After that battle the whole company walked back to base camp. We were given three days off because we had been on patrol since Christmas and hadn't been back to base camp for almost four months. When we got back to base camp I went into isolation from everyone and everything. I was finally in a safe environment where I could mourn the loss off my dear friend. I just sat alone in my bunker and cried for hours.
I had a tremendous feeling of guilt – I blamed myself for Ladd’s death. I thought that maybe if I had acted differently he might not have walked through those hedges. I felt bad that I was angry during our last conversation and that I had walked off.
Three days later my company assembled at the exit base to go on another patrol. At that point I was almost a ‘short timer’ – I only had thirty-five days left. Minutes prior to leaving I informed the Captain that I was having problems with my teeth and that I wanted to stay behind to get some dental care. I did have a toothache, but it wasn’t that bad. The truth is that it still had only been three or four days since Ladd’s death. I blamed myself for his death. I also felt guilty that I couldn’t help the radio operator that had died in my arms. I just didn’t feel ready to go out and lead my company.
While I was in the dentist’s office I got word that my company had walked into an ambush. They had walked down a rail road track with hills on both sides. They were sitting ducks – the Viet Cong opened up on both sides. If I had gone out I would have likely been the point person, as usual, and I’m sure I would have been killed. But to be honest it probably wouldn’t have mattered where I was positioned. By day end, only 27 out of 126 comrades were standing.
After I got out of the army I was a misfit. Not that I was up to trouble, but literally that I no longer fit in. My values and views and mentality had changed. I wasn’t worse, just different. I could no longer take racial insults. Before, if someone called me ‘n*****’ or ‘boy’ I would pay them no mind. But I couldn’t do that anymore. I couldn’t take the insults down south, so I moved north.
I got a job at a pharmaceutical company in Pearl River, New York. I was in the men's locker room when some college interns found out I was a Vietnam vet. They called me a baby killer and walked out. Some people spat on Vietnam vets. No one saw us as saviors. No one wanted to be around us.
Vietnam vets got a bad reputation for being unstable and violent. But the Vietnam vets I knew didn't seek violence, they sought to be alone.

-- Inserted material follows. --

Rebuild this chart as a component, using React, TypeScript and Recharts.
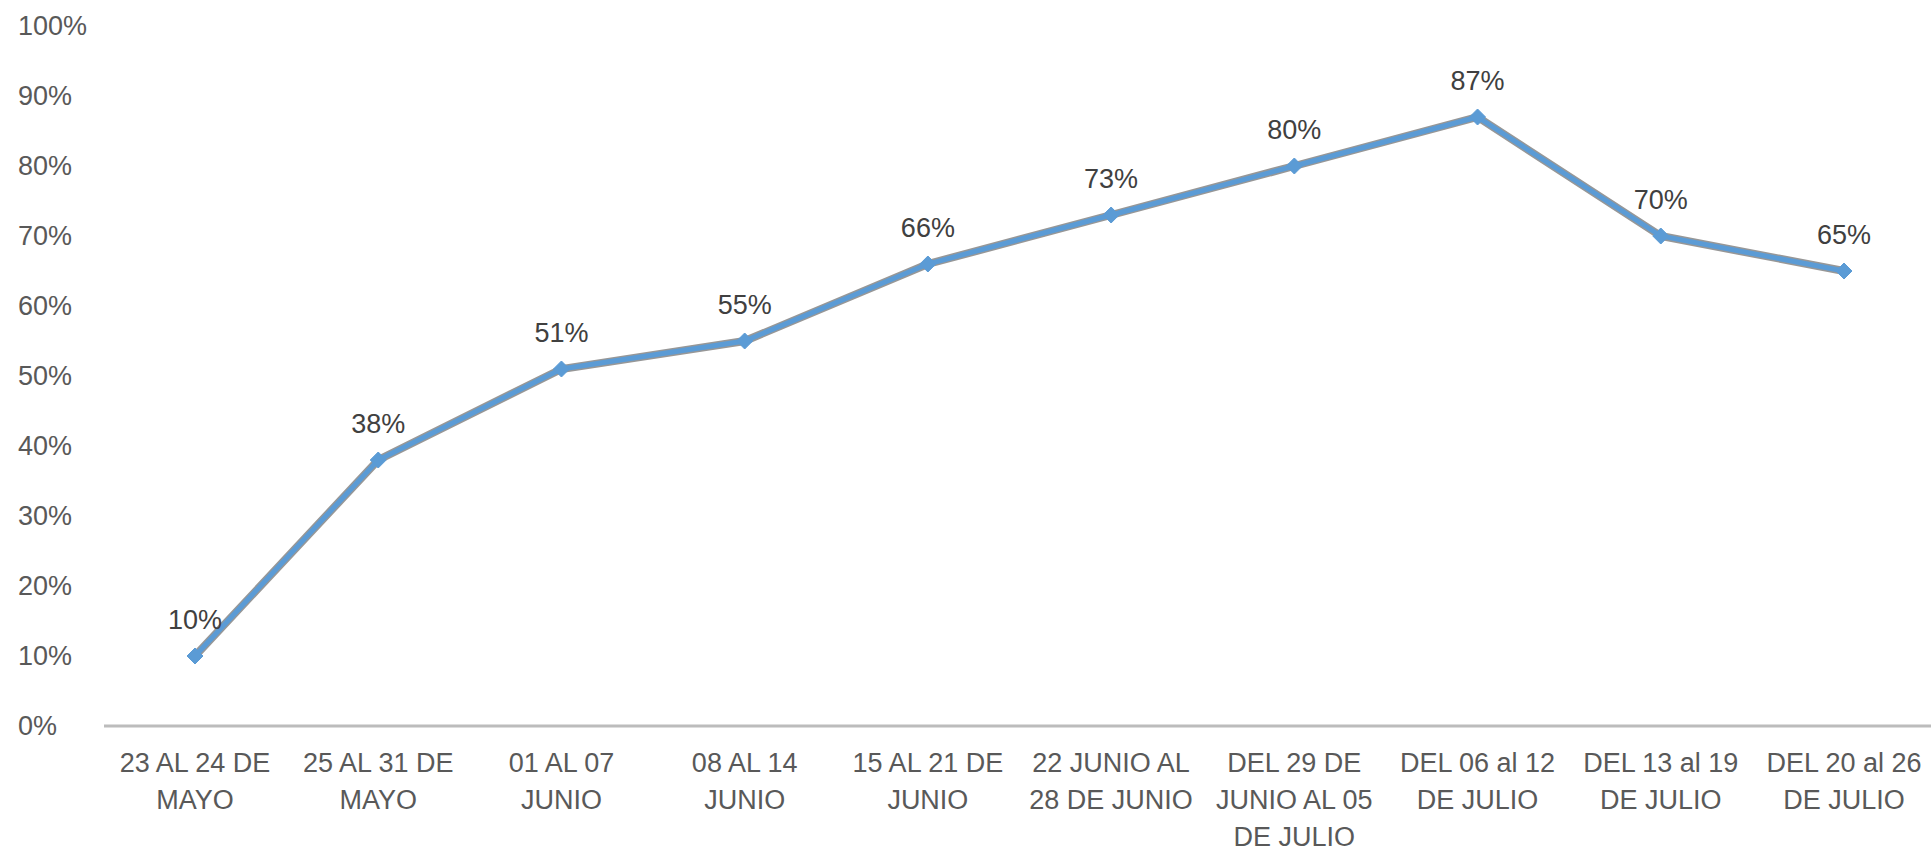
import React from 'react';
import { LineChart, Line, XAxis, YAxis, LabelList } from 'recharts';

const weeks = [
  '23 AL 24 DE MAYO',
  '25 AL 31 DE MAYO',
  '01 AL 07 JUNIO',
  '08 AL 14 JUNIO',
  '15 AL 21 DE JUNIO',
  '22 JUNIO AL 28 DE JUNIO',
  'DEL 29 DE JUNIO AL 05 DE JULIO',
  'DEL 06 al 12 DE JULIO',
  'DEL 13 al 19 DE JULIO',
  'DEL 20 al 26 DE JULIO',
];
const percent = [10, 38, 51, 55, 66, 73, 80, 87, 70, 65];
const yTicks = [0, 10, 20, 30, 40, 50, 60, 70, 80, 90, 100];

const data = weeks.map((name, i) => ({ name, value: percent[i] }));

const FONT = '"Liberation Sans", Arial, sans-serif';
const BLUE = '#5b9bd5';

// word wrap measured with a canvas, like the category labels in the original
let ctx: CanvasRenderingContext2D | null = null;
const wrap = (label: string, maxWidth: number) => {
  if (!ctx) {
    ctx = document.createElement('canvas').getContext('2d');
    if (ctx) ctx.font = `27px ${FONT}`;
  }
  const words = label.split(' ');
  const lines: string[] = [];
  let cur = '';
  words.forEach((w) => {
    const next = cur ? `${cur} ${w}` : w;
    const wd = ctx ? ctx.measureText(next).width : next.length * 15;
    if (wd > maxWidth && cur) {
      lines.push(cur);
      cur = w;
    } else {
      cur = next;
    }
  });
  if (cur) lines.push(cur);
  return lines;
};

const XTick = (props: any) => {
  const { x, y, payload } = props;
  const lines = wrap(payload.value, 178);
  return (
    <text
      x={x}
      y={y}
      textAnchor="middle"
      fontFamily={FONT}
      fontSize={27}
      fill="#595959"
    >
      {lines.map((l, i) => (
        <tspan key={i} x={x} dy={i === 0 ? 38 : 37}>
          {l}
        </tspan>
      ))}
    </text>
  );
};

const YTick = (props: any) => {
  const { y, payload } = props;
  return (
    <text
      x={18}
      y={y}
      dy={9}
      textAnchor="start"
      fontFamily={FONT}
      fontSize={27}
      fill="#595959"
    >
      {`${payload.value}%`}
    </text>
  );
};

const Diamond = (props: any) => {
  const { cx, cy, index } = props;
  if (cx == null || cy == null) return null;
  const r = 8;
  return (
    <path
      key={`d-${index}`}
      d={`M${cx},${cy - r} L${cx + r},${cy} L${cx},${cy + r} L${cx - r},${cy} Z`}
      fill={BLUE}
      stroke={BLUE}
    />
  );
};

export default function App() {
  return (
    <div
      style={{
        position: 'absolute',
        left: 0,
        top: 0,
        width: 1931,
        height: 849,
        overflow: 'hidden',
        background: '#fff',
      }}
    >
      <LineChart
        width={1940}
        height={849}
        data={data}
        margin={{ top: 26, right: 5, left: 0, bottom: 0 }}
      >
        <XAxis
          dataKey="name"
          interval={0}
          padding={{ left: 91, right: 91 }}
          tickLine={false}
          axisLine={{ stroke: '#bcbcbc', strokeWidth: 3 }}
          tick={<XTick />}
          height={123}
        />
        <YAxis
          domain={[0, 100]}
          ticks={yTicks}
          width={104}
          axisLine={false}
          tickLine={false}
          tick={<YTick />}
        />
        <Line
          dataKey="value"
          stroke="#979797"
          strokeWidth={8}
          dot={false}
          activeDot={false}
          isAnimationActive={false}
        />
        <Line
          dataKey="value"
          stroke={BLUE}
          strokeWidth={5}
          dot={<Diamond />}
          activeDot={false}
          isAnimationActive={false}
        >
          <LabelList
            dataKey="value"
            position="top"
            offset={27}
            formatter={(v: any) => `${v}%`}
            style={{ fontFamily: FONT, fontSize: 27, fill: '#404040' }}
          />
        </Line>
      </LineChart>
    </div>
  );
}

Sometimes I would just sit alone in my car and reminisce about all the things I felt guilty about – mostly I felt guilty about Ladd dying.
I tried to ignore my thoughts. I didn’t think of it as PTSD. I thought that the only soldiers who had PTSD were the ones who did something they shouldn’t have done during wartime. I was so bent on trying to hold my head high. I was overcompensating – I didn’t want people to think I was mentally distraught.

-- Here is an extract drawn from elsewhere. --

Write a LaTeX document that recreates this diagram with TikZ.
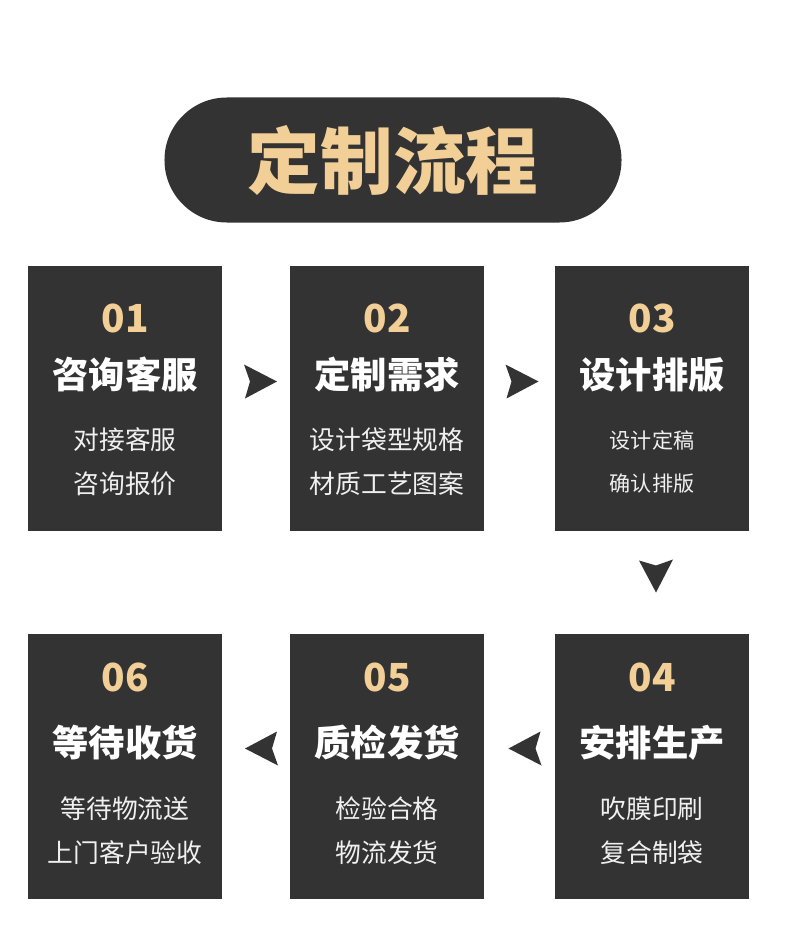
\documentclass[tikz,border=0pt]{standalone}
\usepackage{fontspec}
\usepackage{tikz}
\usetikzlibrary{calc}
\newfontfamily\cjk{Noto Sans CJK SC}
\definecolor{boxgray}{HTML}{333333}
\definecolor{gold}{HTML}{F1CF97}
\definecolor{subwhite}{HTML}{F0F0F0}

\begin{document}
\begin{tikzpicture}[x=0.03cm, y=-0.03cm,
    every node/.style={font=\cjk, inner sep=0pt},
    pill/.style={fill=boxgray, rounded corners=1.87cm, minimum width=13.71cm, minimum height=3.75cm,
      text=gold, font=\cjk\bfseries\fontsize{62}{62}\selectfont},
    stepbox/.style={fill=boxgray, minimum width=5.82cm, minimum height=7.95cm},
    num/.style={text=gold, font=\cjk\bfseries\fontsize{33}{33}\selectfont},
    head/.style={text=white, font=\cjk\bfseries\fontsize{31}{31}\selectfont},
    sub/.style={text=subwhite, align=center, font=\cjk\fontsize{22}{37}\selectfont},
    smallsub/.style={sub, font=\cjk\fontsize{18}{37}\selectfont},
    flowarrow/.pic={\fill[boxgray] (16,0) -- (-17,-17) -- (-11,0) -- (-16,17) -- cycle;}]
  \fill[white] (0,0) rectangle (790,928);
  \useasboundingbox (0,0) rectangle (790,928);

  % title
  \node[pill] (title) at (393,160) {定制流程};

  % first row
  \node[stepbox] (s1) at (125,398.5) {};
  \node[num] (n1) at ($(s1.north)+(0,53)$) {01};
  \node[head] (h1) at ($(s1.north)+(0,109)$) {咨询客服};
  \node[sub] (t1) at ($(s1.north)+(0,196)$) {对接客服\\咨询报价};

  \node[stepbox] (s2) at (387,398.5) {};
  \node[num] (n2) at ($(s2.north)+(0,53)$) {02};
  \node[head] (h2) at ($(s2.north)+(0,109)$) {定制需求};
  \node[sub] (t2) at ($(s2.north)+(0,196)$) {设计袋型规格\\材质工艺图案};

  \node[stepbox] (s3) at (652,398.5) {};
  \node[num] (n3) at ($(s3.north)+(0,53)$) {03};
  \node[head] (h3) at ($(s3.north)+(0,109)$) {设计排版};
  \node[smallsub] (t3) at ($(s3.north)+(0,196)$) {设计定稿\\确认排版};

  % second row
  \node[stepbox] (s4) at (652,766.5) {};
  \node[num] (n4) at ($(s4.north)+(0,44)$) {04};
  \node[head] (h4) at ($(s4.north)+(0,109)$) {安排生产};
  \node[sub] (t4) at ($(s4.north)+(0,197)$) {吹膜印刷\\复合制袋};

  \node[stepbox] (s5) at (387,766.5) {};
  \node[num] (n5) at ($(s5.north)+(0,44)$) {05};
  \node[head] (h5) at ($(s5.north)+(0,109)$) {质检发货};
  \node[sub] (t5) at ($(s5.north)+(0,197)$) {检验合格\\物流发货};

  \node[stepbox] (s6) at (125,766.5) {};
  \node[num] (n6) at ($(s6.north)+(0,44)$) {06};
  \node[head] (h6) at ($(s6.north)+(0,109)$) {等待收货};
  \node[sub] (t6) at ($(s6.north)+(0,197)$) {等待物流送\\上门客户验收};

  % arrows between the steps
  \coordinate (a12) at ($(s1.east)!0.5!(s2.west)+(5,-17)$);
  \coordinate (a23) at ($(s2.east)!0.5!(s3.west)+(3,-17)$);
  \coordinate (a34) at ($(s3.south)!0.5!(s4.north)+(4,-6)$);
  \coordinate (a45) at ($(s4.west)!0.5!(s5.east)+(5,-18)$);
  \coordinate (a56) at ($(s5.west)!0.5!(s6.east)+(5,-18)$);
  \pic at (a12) {flowarrow};
  \pic at (a23) {flowarrow};
  \pic[rotate=-90] at (a34) {flowarrow};
  \pic[rotate=180] at (a45) {flowarrow};
  \pic[rotate=180] at (a56) {flowarrow};
\end{tikzpicture}
\end{document}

But I realized I never stopped thinking about Ladd. I never stopped feeling guilty for his death and replaying the events of that day in my mind. I came out of the service in 1970 but didn’t seek treatment for almost forty years. In 2010 I went to a VA clinic in Rockland County and admitted that I had a serious case of PTSD.
On the admission form I wrote down what had happened when Ladd got killed. Just doing that was helpful in itself. I was accepted into the program but I only completed half of it. I regret that. As I stand here telling this story I realize that I need to go back and finish the program.
The VA has been very helpful with helping me understand PTSD and how to treat it. I’ve been fooling myself to think I can be cured without finishing the therapy. But the treatment is helpful. I’ll go back and complete it one day. One day I know I’ll be cured.